Now, because otherwise someone would bring it up, there is an economic argument for why free markets are better than paying high taxes and letting the government manage things. In one sentence, the argument is that resources are better allocated if they are allocated according to individual buying decisions, because those decisions reflect people’s real preferences for different things. That argument is almost certainly right for many things, like toothpaste. It’s better for companies to try to figure out what kind of toothpaste we want, and for us to vote by buying toothpaste, than for us to all pay a $6 annual tax to the government and have it manufacture all of our toothpaste.

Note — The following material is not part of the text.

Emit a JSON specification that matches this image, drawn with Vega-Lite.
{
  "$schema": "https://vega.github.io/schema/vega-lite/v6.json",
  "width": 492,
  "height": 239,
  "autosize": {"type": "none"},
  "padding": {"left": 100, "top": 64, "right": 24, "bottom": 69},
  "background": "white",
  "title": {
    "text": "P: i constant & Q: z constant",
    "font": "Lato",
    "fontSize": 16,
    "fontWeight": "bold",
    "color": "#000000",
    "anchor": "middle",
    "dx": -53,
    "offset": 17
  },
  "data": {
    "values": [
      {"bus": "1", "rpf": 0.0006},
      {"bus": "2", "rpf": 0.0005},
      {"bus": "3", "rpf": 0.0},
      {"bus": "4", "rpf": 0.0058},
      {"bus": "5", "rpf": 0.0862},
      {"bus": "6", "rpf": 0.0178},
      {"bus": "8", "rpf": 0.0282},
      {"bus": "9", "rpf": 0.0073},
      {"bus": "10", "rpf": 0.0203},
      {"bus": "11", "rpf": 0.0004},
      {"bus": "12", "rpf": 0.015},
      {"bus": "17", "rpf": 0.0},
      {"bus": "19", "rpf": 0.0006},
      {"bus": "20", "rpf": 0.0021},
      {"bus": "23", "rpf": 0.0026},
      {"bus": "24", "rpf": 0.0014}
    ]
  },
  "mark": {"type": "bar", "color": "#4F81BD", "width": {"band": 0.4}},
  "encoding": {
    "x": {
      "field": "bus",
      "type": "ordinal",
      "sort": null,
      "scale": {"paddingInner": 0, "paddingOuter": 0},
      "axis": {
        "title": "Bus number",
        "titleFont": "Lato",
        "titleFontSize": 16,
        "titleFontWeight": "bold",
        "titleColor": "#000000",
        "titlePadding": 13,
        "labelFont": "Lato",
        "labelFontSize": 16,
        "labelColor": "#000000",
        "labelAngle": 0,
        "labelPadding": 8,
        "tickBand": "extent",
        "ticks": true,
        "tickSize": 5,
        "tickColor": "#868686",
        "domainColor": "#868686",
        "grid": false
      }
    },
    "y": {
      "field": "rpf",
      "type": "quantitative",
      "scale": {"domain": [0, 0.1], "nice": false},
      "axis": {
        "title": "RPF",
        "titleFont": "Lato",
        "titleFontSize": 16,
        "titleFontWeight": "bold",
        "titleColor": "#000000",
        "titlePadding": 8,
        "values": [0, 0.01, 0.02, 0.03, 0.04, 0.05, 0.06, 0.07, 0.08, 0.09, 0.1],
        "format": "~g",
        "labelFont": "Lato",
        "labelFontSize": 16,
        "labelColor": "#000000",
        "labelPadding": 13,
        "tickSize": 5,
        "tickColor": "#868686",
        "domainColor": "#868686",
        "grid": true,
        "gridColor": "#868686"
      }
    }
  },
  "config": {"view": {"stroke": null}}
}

But the argument is almost certainly completely wrong (or its implications are normatively intolerable) for some other things, like national defense or police protection; could you really fund the military by asking people how much they are willing to pay for protection, and then not protect the people who didnt’ pay? And many people, including me, think it is wrong for many things that fall in between toothpaste and national defense.

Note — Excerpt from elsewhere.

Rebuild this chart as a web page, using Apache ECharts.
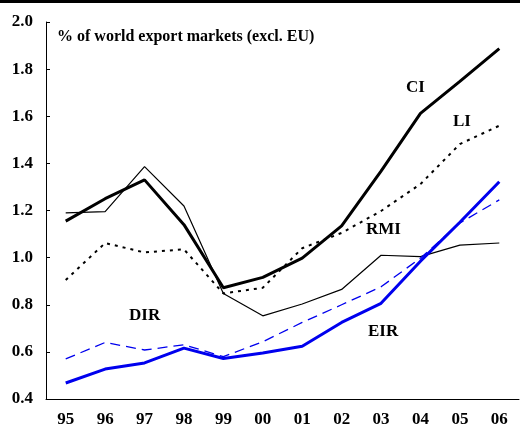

We don’t need to get into those specific debates here. But there’s no a priori reason to believe that we in the United States have figured out the optimal size of government, where the government does everything it can do better than the private sector and vice-versa. (In fact, people on both sides of the argument would argue vociferously that we are not at that optimum.) It’s possible that Denmark is at a more efficient point than we are. And so there’s no a priori reason to assume that there is any tradeoff between the United States and Denmark. Maybe their system is just better than ours, across the board; maybe ours is just better than theirs, across the board (and maybe their positive results are due to other factors, like oil reserves, cultural homogeneity, and lower defense spending). If we had higher taxes, bigger government, and more redistribution, we might have slower economic growth. But we might not.

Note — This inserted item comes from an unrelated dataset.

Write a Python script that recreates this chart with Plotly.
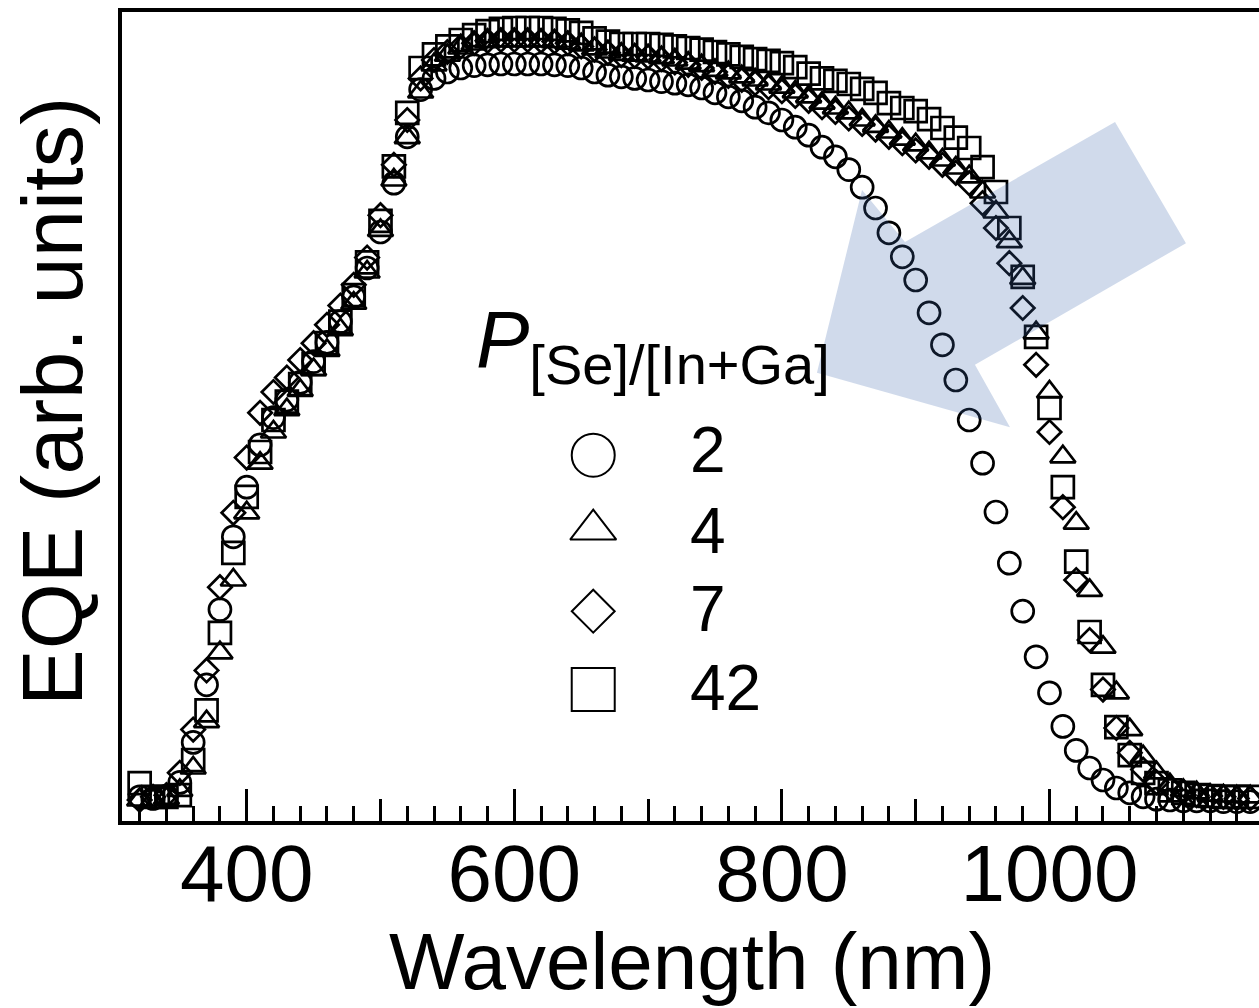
import plotly.graph_objects as go

# ---------------- data (EQE, arbitrary units) ----------------
wavelength = [320, 330, 340, 350, 360, 370, 380, 390, 400, 410, 420, 430, 440, 450, 460, 470, 480, 490,
              500, 510, 520, 530, 540, 550, 560, 570, 580, 590, 600, 610, 620, 630, 640, 650, 660, 670,
              680, 690, 700, 710, 720, 730, 740, 750, 760, 770, 780, 790, 800, 810, 820, 830, 840, 850,
              860, 870, 880, 890, 900, 910, 920, 930, 940, 950, 960, 970, 980, 990, 1000, 1010, 1020,
              1030, 1040, 1050, 1060, 1070, 1080, 1090, 1100, 1110, 1120, 1130, 1140, 1150]

eqe_p2 = [0.4, 0.2, 0.5, 2.2, 7.2, 14.4, 23.8, 32.9, 39.1, 44.4, 47.8, 50.0, 52.2, 54.8, 57.2, 59.8, 62.9, 66.5,
          71.0, 77.1, 82.9, 88.8, 90.2, 91.0, 91.5, 91.8, 91.9, 92.0, 92.0, 92.0, 92.0, 91.9, 91.8, 91.5, 91.0, 90.6,
          90.4, 90.2, 90.0, 89.8, 89.6, 89.4, 89.0, 88.4, 87.9, 87.4, 86.6, 85.9, 85.0, 84.1, 83.1, 81.6, 80.4, 78.8,
          76.6, 74.0, 70.9, 67.9, 65.0, 60.9, 56.9, 52.5, 47.5, 42.1, 36.0, 29.6, 23.6, 17.9, 13.4, 9.2, 6.2,
          4.0, 2.5, 1.5, 0.9, 0.4, 0.1, 0.0, -0.1, -0.1, -0.1, -0.2, -0.2, -0.2]

eqe_p4 = [0.0, 0.0, 0.2, 1.2, 4.0, 9.8, 18.4, 27.5, 35.9, 42.1, 46.0, 48.8, 51.2, 53.8, 56.2, 58.8, 62.1, 66.0,
          71.2, 77.5, 82.8, 88.5, 91.9, 93.1, 94.0, 94.5, 94.8, 94.9, 94.9, 94.9, 94.9, 94.8, 94.6, 94.4, 93.9, 93.5,
          93.2, 93.1, 93.0, 92.8, 92.5, 92.1, 91.8, 91.2, 90.9, 90.4, 90.0, 89.5, 89.1, 88.5, 87.9, 87.1, 86.5, 85.9,
          85.0, 84.2, 83.5, 82.6, 81.9, 80.9, 80.0, 79.0, 77.9, 76.0, 73.5, 69.8, 65.2, 58.4, 51.0, 42.9, 34.6,
          26.2, 19.1, 13.4, 8.8, 5.4, 3.4, 1.9, 1.2, 0.9, 0.6, 0.5, 0.4, 0.4]

eqe_p7 = [0.0, 0.4, 0.6, 3.4, 8.8, 16.2, 26.6, 35.9, 42.8, 48.4, 51.0, 52.8, 55.0, 57.1, 59.4, 61.8, 64.4, 67.8,
          73.1, 79.4, 85.0, 90.2, 92.5, 93.5, 94.2, 94.6, 94.9, 95.0, 95.0, 95.0, 94.9, 94.8, 94.6, 94.2, 93.8, 93.4,
          93.1, 93.0, 92.9, 92.6, 92.2, 91.9, 91.5, 91.0, 90.5, 90.0, 89.6, 89.1, 88.6, 88.0, 87.4, 86.6, 86.0, 85.2,
          84.5, 83.8, 82.9, 82.1, 81.2, 80.4, 79.4, 78.4, 77.1, 74.6, 71.5, 67.1, 61.5, 54.4, 46.0, 36.6, 27.5,
          20.0, 13.8, 9.0, 5.9, 3.8, 2.2, 1.5, 1.0, 0.6, 0.5, 0.4, 0.2, 0.2]

eqe_p42 = [2.1, 0.4, 0.4, 0.6, 5.0, 11.2, 20.9, 30.9, 37.9, 43.5, 47.5, 49.8, 52.0, 54.5, 57.1, 59.8, 63.1, 67.2,
           72.4, 79.2, 85.9, 91.5, 93.2, 94.2, 95.0, 95.6, 96.1, 96.4, 96.5, 96.5, 96.5, 96.4, 96.2, 95.9, 95.2, 94.8,
           94.5, 94.5, 94.5, 94.4, 94.2, 94.0, 93.8, 93.5, 93.2, 92.9, 92.6, 92.4, 92.1, 91.6, 90.8, 90.2, 89.9, 89.5,
           88.9, 88.4, 87.1, 86.5, 86.1, 85.1, 84.0, 82.8, 81.5, 79.1, 76.0, 71.5, 65.4, 57.9, 49.0, 39.1, 29.8,
           21.0, 14.4, 9.1, 5.6, 3.4, 2.1, 1.2, 0.9, 0.6, 0.5, 0.4, 0.4, 0.4]

series_labels = ["2", "4", "7", "42"]
series_values = [eqe_p2, eqe_p4, eqe_p7, eqe_p42]
series_symbols = ["circle-open", "triangle-up-open", "diamond-open", "square-open"]
series_sizes = [22, 22, 18, 22]
legend_sizes = [43, 40, 33, 43]

major_ticks = [400, 600, 800, 1000]
medium_ticks = [500, 700, 900, 1100]

# legend key positions (data units of the plot)
legend_x = [659, 659, 659, 659]
legend_y = [43.1, 33.8, 23.6, 13.8]

# arrow outline (data units)
arrow_x = [1049, 1102, 944.3, 970.5, 826.2, 859.9, 892]
arrow_y = [84.75, 69.6, 54.4, 46.6, 53.4, 76.25, 69.75]

X_RANGE = [306.8, 1156.6]
Y_RANGE = [-2.625, 98.5]

FONT = "Liberation Sans, Arial, sans-serif"

fig = go.Figure()

for lab, vals, sym, sz in zip(series_labels, series_values, series_symbols, series_sizes):
    fig.add_trace(go.Scatter(
        x=wavelength, y=vals, mode="markers", name=lab,
        marker=dict(symbol=sym, size=sz, color="black", line=dict(color="black", width=2.7)),
        showlegend=False,
    ))

# legend keys
for lx, ly, sym, sz in zip(legend_x, legend_y, series_symbols, legend_sizes):
    fig.add_trace(go.Scatter(
        x=[lx], y=[ly], xaxis="x2", yaxis="y", mode="markers",
        marker=dict(symbol=sym, size=sz, color="black", line=dict(color="black", width=2)),
        showlegend=False, hoverinfo="skip",
    ))

# arrow
path = "M " + " L ".join(f"{ax},{ay}" for ax, ay in zip(arrow_x, arrow_y)) + " Z"
fig.add_shape(type="path", path=path, xref="x", yref="y",
              fillcolor="rgba(60,100,170,0.24)", line=dict(width=0), layer="above")

W, H = 1259, 1008
ML, MR, MT, MB = 122, 0, 12, 187
pw, ph = W - ML - MR, H - MT - MB

def px(xp):
    return (xp - ML) / pw

def py(yp):
    return (H - MB - yp) / ph

annotations = [
    dict(text="Wavelength (nm)", x=px(692), y=py(962), xref="paper", yref="paper",
         xanchor="center", yanchor="middle", showarrow=False,
         font=dict(family=FONT, size=80, color="black")),
    dict(text="EQE (arb. units)", x=px(52), y=py(402), xref="paper", yref="paper",
         xanchor="center", yanchor="middle", textangle=-90, showarrow=False,
         font=dict(family=FONT, size=85, color="black")),
    dict(text="<i>P</i><sub>[Se]/[In+Ga]</sub>", x=px(474), y=py(345), xref="paper", yref="paper",
         xanchor="left", yanchor="middle", showarrow=False,
         font=dict(family=FONT, size=80, color="black")),
]
label_y = [450, 531, 609, 688]
for lab, ly in zip(series_labels, label_y):
    annotations.append(dict(text=lab, x=px(688), y=py(ly), xref="paper", yref="paper",
                            xanchor="left", yanchor="middle", showarrow=False,
                            font=dict(family=FONT, size=64, color="black")))

fig.update_layout(
    width=W, height=H,
    margin=dict(l=ML, r=MR, t=MT, b=MB, pad=0),
    paper_bgcolor="white", plot_bgcolor="white",
    showlegend=False,
    font=dict(family=FONT, color="black"),
    xaxis=dict(
        range=X_RANGE, showgrid=False, zeroline=False,
        showline=True, linecolor="black", linewidth=4, mirror=True,
        ticks="inside", tickvals=major_ticks, ticklen=32, tickwidth=3, tickcolor="black",
        tickfont=dict(family=FONT, size=80, color="black"),
        ticklabelstandoff=-20,
        minor=dict(ticks="inside", dtick=20, tick0=300, ticklen=15, tickwidth=3, tickcolor="black", showgrid=False),
    ),
    xaxis2=dict(
        range=X_RANGE, overlaying="x", anchor="y", side="bottom",
        showgrid=False, zeroline=False, showline=False,
        ticks="inside", tickvals=medium_ticks, ticklen=22, tickwidth=3, tickcolor="black",
        showticklabels=False,
    ),
    yaxis=dict(
        range=Y_RANGE, showgrid=False, zeroline=False,
        showline=True, linecolor="black", linewidth=4, mirror=False,
        ticks="", showticklabels=False,
    ),
    annotations=annotations,
)

fig.write_html("out.html")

(PS: David, high domestic taxes may lead Denmark’s best soccer players to play in other countries, but that doesn’t affect their chances of winning the World Cup, because they remain Danish for soccer purposes even if they play in England or Spain. Almost all the top Brazilians, for example, play in Europe, but they still play for Brazil in international competitions. In fact, Denmark won the 1992 European Championship, although they did only sneak into the competition because Yugoslavia was excluded.)
Update: Marton points out that Danish players play in other countries not because of lower marginal tax rates, but because the clubs there have bigger fan bases and therefore can pay much higher gross salaries. In either case, they still play for the Danish national team–and the experience of playing in other countries with better leagues probably makes them better players.